Global CO2 capture capacity is on track to double to over 100 million tonnes per year (Mtpa) of CO2, once facilities currently under construction commence operation, according to the “Global Status of CCS 2024” report, produced by not-for-profit think tank group the Global CCS Institute, which has a brief to accelerate deployment.
The past 12 months has also seen a 60% surge in the number of CCS projects in the development pipeline.
Significant year-on-year momentum is building for CCS projects, say the authors. Report findings show strong growth in CCS projects across all stages of development, with a total of 628 projects in the pipeline, an increase of 236 projects compared to the previous year. The cumulative CO2 capture capacity for these projects is now 416 Mtpa, representing a seven-year CAGR of 32%.
Facilities currently in operation are believed to have a capacity to capture and store 51 Mtpa of CO2. This figure is on track to double to over 100 Mtpa once facilities currently under construction commence operation.
Mr Jarad Daniels, CEO of the Global CCS Institute, expressed enthusiasm for the global momentum and progress of CCS saying:
“The CCS industry is rapidly maturing and evolving, catalysed by global collaboration, sustained government policy support, and industry action built on decades of shared learnings. This is testament to the urgency with which governments and industries are seeking to address climate change, while continuing to supply the world’s growing population with necessary energy services and commodities.”
Regionally, key highlights from the report included:
- The Americas continue to lead the world in CCS facility deployment, catalysed by sustained policy support and funding incentives: 27 projects are in operation, and 18 are commencing construction across the US, Brazil and Canada.
- Across Asia, storage hubs and cross-border CCS projects are a major focus and dominant trend, as nations with limited geological storage resources explore opportunities with nations that have large storage resources, to store their CO2.
- In China, Carbon Capture Utilisation and Storage (CCUS) forges ahead, spurred by climate policy progress, CCUS project deployment, and increased international collaboration.
- Across Europe and the UK, decarbonisation policies and anticipation of a robust CCS market are driving new projects: 191 projects are at various stages of development in the region, including five in operation and 10 in construction.
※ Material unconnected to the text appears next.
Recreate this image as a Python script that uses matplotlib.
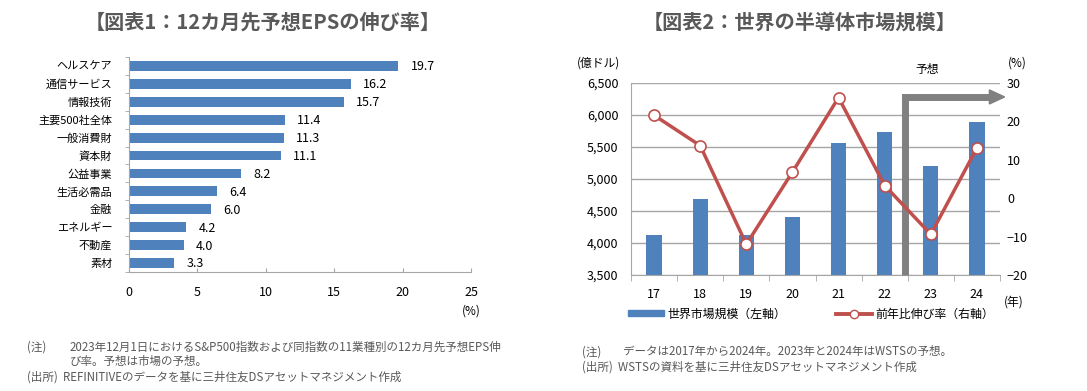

- Across the Middle East and Africa (MEA), CCS project development has evolved from application in enhanced oil recovery to a focus on industrial decarbonisation and low-carbon fuel development.
As progress continues at pace globally, the business case for CCS is being bolstered with the evolution of new carbon management business models and strong interest in CCS hubs and networks.
The 2024 status report notes 222 transport and storage projects, which currently do not include an associated capture facility. This number has more than doubled over 12 months. This underscores the predominance of new carbon management business models and the anticipated market for these services.
“Mitigating climate change will require massive infrastructure investments, including new transmission grids for low-carbon electricity generation, as well as pipelines and shipping for both CO₂ and low-carbon energy carriers such as hydrogen in various forms. Carbon management hubs and networks can help bring economies of scale to this required new infrastructure,” said CEO, Jarad Daniels.
Against the backdrop of exponential growth in CCS projects, ongoing regional progress and the emergence of new carbon management business models, the 2024 status report calls on all stakeholders to maintain the momentum.
Mr Daniels concludes by saying: “We are calling on government, industry, communities and all who share our common goal of reaching net-zero as quickly as possible, to work together to continue and improve on our collaborative efforts. Collaboration over decades has taken CCS from early research to where we are today. Although we still face challenges, I am immensely optimistic that these will be overcome by continuing to build and grow key partnerships.”